After lunch it was back to Liberty Center for the Ragtime Revelations concert, focusing on newly composed ragtime, or at least ragtime composed after the "ragtime era." Host Jack Rummel began with several of his compositions. Our local washboardist Kitty Wilson accompanied him on "Lone Jack to Knob Noster." Other highlights were Mimi Blais, with Roberts' "Roberto Clemente," Trebor Tichenor with his "Bucksnort Stomp" ("the deer would smell the moonshine and snort"), and Sophie and Mimi with Frank French's "Centennial Cakewalk," and Rummel's ragtime waltz, "When the Work's All Done I'll Dance." Bill Long, member of the foundation board, then presented the Scott Joplin award for achievement in the field of ragtime to an emotionally moved Jack Rummel. College phenom Adam Yarian, who performed for the Rose Leaf Club last March, closed the program with two of his showstoppers: "Royal Garden Blues" and "I Found a New Baby."
Following the concert I strolled over to the "John Stark Pavilion," occupying Fifth Street next to the county courthouse, where popular emcee Bill Long was hosting a series of 20-minute sessions. The venue's festive ambiance and Long's camaraderie with the audience enhanced the performances. The tent was filled to overflowing with appreciative listeners extending out onto the courthouse lawn.

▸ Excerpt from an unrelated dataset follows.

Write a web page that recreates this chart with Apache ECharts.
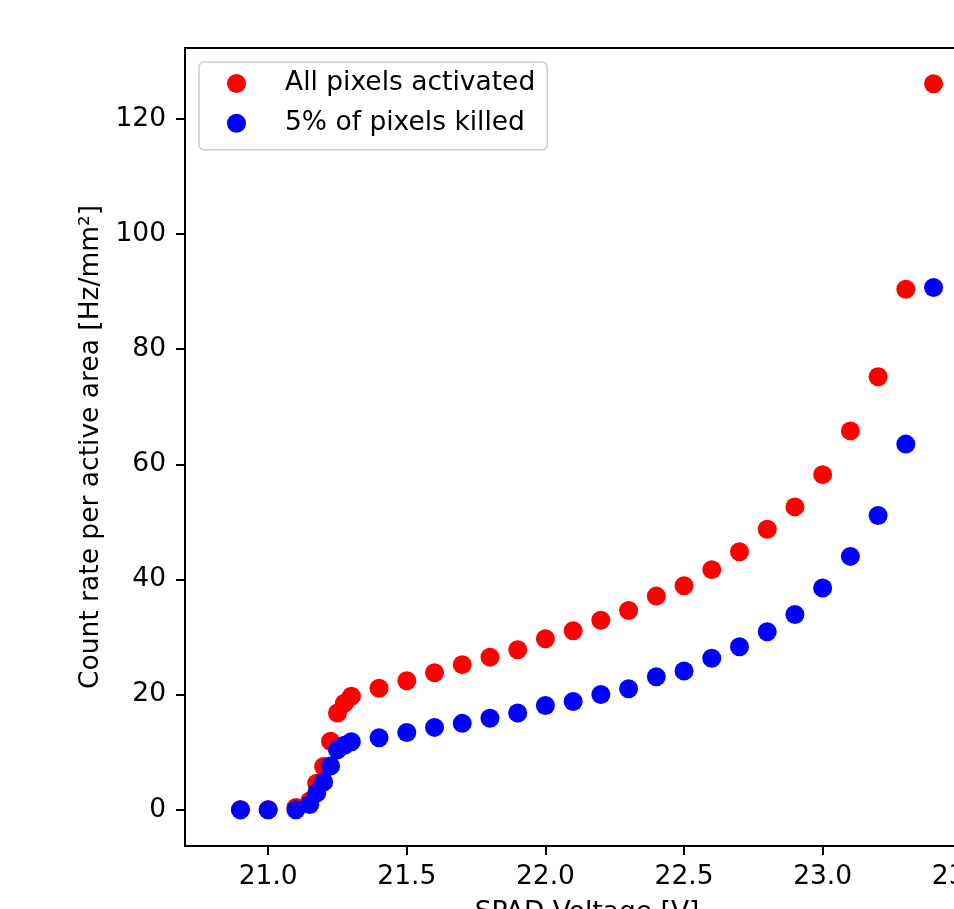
<!DOCTYPE html>
<html>
<head>
<meta charset="utf-8">
<script src="https://cdn.jsdelivr.net/npm/echarts@6/dist/echarts.min.js"></script>
<style>
  html, body { margin: 0; padding: 0; background: #fff; }
  #chart { width: 954px; height: 909px; }
</style>
</head>
<body>
<div id="chart"></div>
<script>
// SPAD voltage [V], shared by both series
const volts = [20.9, 21.0, 21.1, 21.15, 21.175, 21.2, 21.225, 21.25, 21.275, 21.3,
  21.4, 21.5, 21.6, 21.7, 21.8, 21.9, 22.0, 22.1, 22.2, 22.3, 22.4, 22.5,
  22.6, 22.7, 22.8, 22.9, 23.0, 23.1, 23.2, 23.3, 23.4];
// count rate [Hz/mm2]
const allActive = [0, 0, 0.4, 1.5, 4.6, 7.5, 11.9, 16.8, 18.5, 19.7,
  21.1, 22.4, 23.8, 25.2, 26.5, 27.8, 29.7, 31.1, 32.9, 34.6, 37.1, 38.9,
  41.7, 44.8, 48.7, 52.6, 58.2, 65.8, 75.2, 90.4, 126.1];
const killed5 = [0, 0, 0, 0.9, 2.9, 4.8, 7.6, 10.4, 11.2, 11.8,
  12.5, 13.4, 14.3, 15.0, 15.9, 16.8, 18.1, 18.8, 20.0, 21.0, 23.1, 24.1,
  26.3, 28.3, 30.9, 33.9, 38.5, 44.0, 51.1, 63.5, 90.7];
const xTicks = [21.0, 21.5, 22.0, 22.5, 23.0, 23.5];
const yTicks = [0, 20, 40, 60, 80, 100, 120];

const font = 'DejaVu Sans';
const fs = 26.5;

const chart = echarts.init(document.getElementById('chart'));
const option = {
  animation: false,
  backgroundColor: '#fff',
  grid: {
    left: 185, top: 48, bottom: 63, right: -35,
    outerBoundsMode: 'none',
    containLabel: false,
    show: true, borderColor: '#000', borderWidth: 2
  },
  legend: {
    orient: 'vertical',
    left: 199, top: 62,
    padding: [8, 12, 13, 28],
    itemWidth: 19, itemHeight: 19, itemGap: 12.8,
    backgroundColor: 'rgba(255,255,255,0.8)',
    borderColor: '#cccccc', borderWidth: 1.5, borderRadius: 5,
    formatter: name => '{t|' + name + '}',
    textStyle: {
      fontFamily: font, fontSize: fs, color: '#000', lineHeight: 19,
      rich: { t: { fontFamily: font, fontSize: fs, color: '#000', lineHeight: 19, padding: [0, 0, 0, 34] } }
    },
    data: [
      { name: 'All pixels activated', icon: 'circle' },
      { name: '5% of pixels killed', icon: 'circle' }
    ]
  },
  xAxis: {
    type: 'value',
    min: 20.7, max: 23.6,
    name: 'SPAD Voltage [V]',
    nameLocation: 'middle',
    nameGap: 54,
    nameTextStyle: { fontFamily: font, fontSize: fs, color: '#000' },
    axisLine: { onZero: false, lineStyle: { color: '#000', width: 2 } },
    axisTick: { show: true, inside: false, length: 9, lineStyle: { color: '#000', width: 2 }, customValues: xTicks },
    axisLabel: {
      fontFamily: font, fontSize: fs, color: '#000', margin: 18,
      customValues: xTicks,
      formatter: v => v.toFixed(1)
    },
    splitLine: { show: false }
  },
  yAxis: {
    type: 'value',
    min: -6.3, max: 132.3,
    name: 'Count rate per active area [Hz/mm²]',
    nameLocation: 'middle',
    nameGap: 80,
    nameRotate: 90,
    nameTextStyle: { fontFamily: font, fontSize: fs, color: '#000' },
    axisLine: { onZero: false, lineStyle: { color: '#000', width: 2 } },
    axisTick: { show: true, inside: false, length: 9, lineStyle: { color: '#000', width: 2 }, customValues: yTicks },
    axisLabel: {
      fontFamily: font, fontSize: fs, color: '#000', margin: 19,
      customValues: yTicks
    },
    splitLine: { show: false }
  },
  series: [
    {
      name: 'All pixels activated',
      type: 'scatter',
      symbol: 'circle',
      symbolSize: 19,
      itemStyle: { color: '#ff0000', opacity: 1 },
      data: volts.map((v, i) => [v, allActive[i]])
    },
    {
      name: '5% of pixels killed',
      type: 'scatter',
      symbol: 'circle',
      symbolSize: 19,
      itemStyle: { color: '#0000ff', opacity: 1 },
      data: volts.map((v, i) => [v, killed5[i]])
    }
  ]
};
chart.setOption(option);
</script>
</body>
</html>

Sue Keller hosted the major Saturday night concert, The Entertainer, at the fairgrounds. Alex Sandor opened with "The Cascades" taken at a fast clip, but still he aced the difficult third strain. His father, Tim, joined for four more numbers, concluding with an elaborate arrangement of "Great Scott Rag." The Butch Thompson Trio (Butch, piano; Marty Eggers, bass; and Hal Smith, drums) followed with a varied set of stride and ragtime in informal style, including Morton's "The Crave," "Rag Bag Rag" by Dink Johnson, and "Smokehouse Blues by Charles Luke. Classical pianist and professor Tony Caramia took over for an eclectic set of five ranging from the 1899 cakewalk "Walkin' de Rainbow Road" through a delightful arrangement of Pauline Alpert's 1935 "Ivory Tips" to a modernistic arrangement of Harold Arlen's "Over the Rainbow," with vocal by Sue Keller. After the intermission the Tichenor Family Five (Trebor and Virginia, piano; Marty Eggers, bass and tuba; Andy Tichenor, trumpet; and Susanna Tichenor, violin and viola) finished out the concert with a varied set of rags and stomps. Butch Thompson joined on clarinet and Hal Smith on drums to conclude with Papa Charlie Jackson's 1926 "Shake That Thing."
It was time for the annual drive back across Sedalia to Liberty Center for the Ragtime Music Hall, a pastiche of vaudeville, tomfoolery, and high jinks emceed by John Petley. Mimi led off with "Hello, Ma Honey," "Too Much Mustard," and "Everybody's Doing It" sung in French and English. John entered and they launched into their "Last Temptation of Bach from the Well-Tempted Clavier" routine where Lodge's "Temptation Rag" is converted to a fugue. Keller and Holland soon began the animal portion of the show with "Lion Tamer Rag," "The Chips Are Down," and a western skit—Keller singing "Cow-Cow Boogie" and "Get Along, Little Dogies" with Barnhart and Holland performing as dogies. Reciting the story of "Frankie and Albert" (later retitled "Frankie and Johnny"), Dick Kroeckel played and sang it and the droll "Don't Go n the Lion's Cage Tonight," with choral accompaniment (or perhaps harassment). The Dave Majchrzak Trio (piano, helicon, and banjo) closed the festivities with a set including "Alabama Jubilee" and "Twelfth Street Rag" and concluding with "Tiger Rag" as Mimi emerged on a leash costumed as a tiger.
The Sunday morning brunch at the Best Western Motel provided an opportunity for socializing and goodbyes. I then headed for Columbia and the Blind Boone Ragtime and Early Jazz Festival.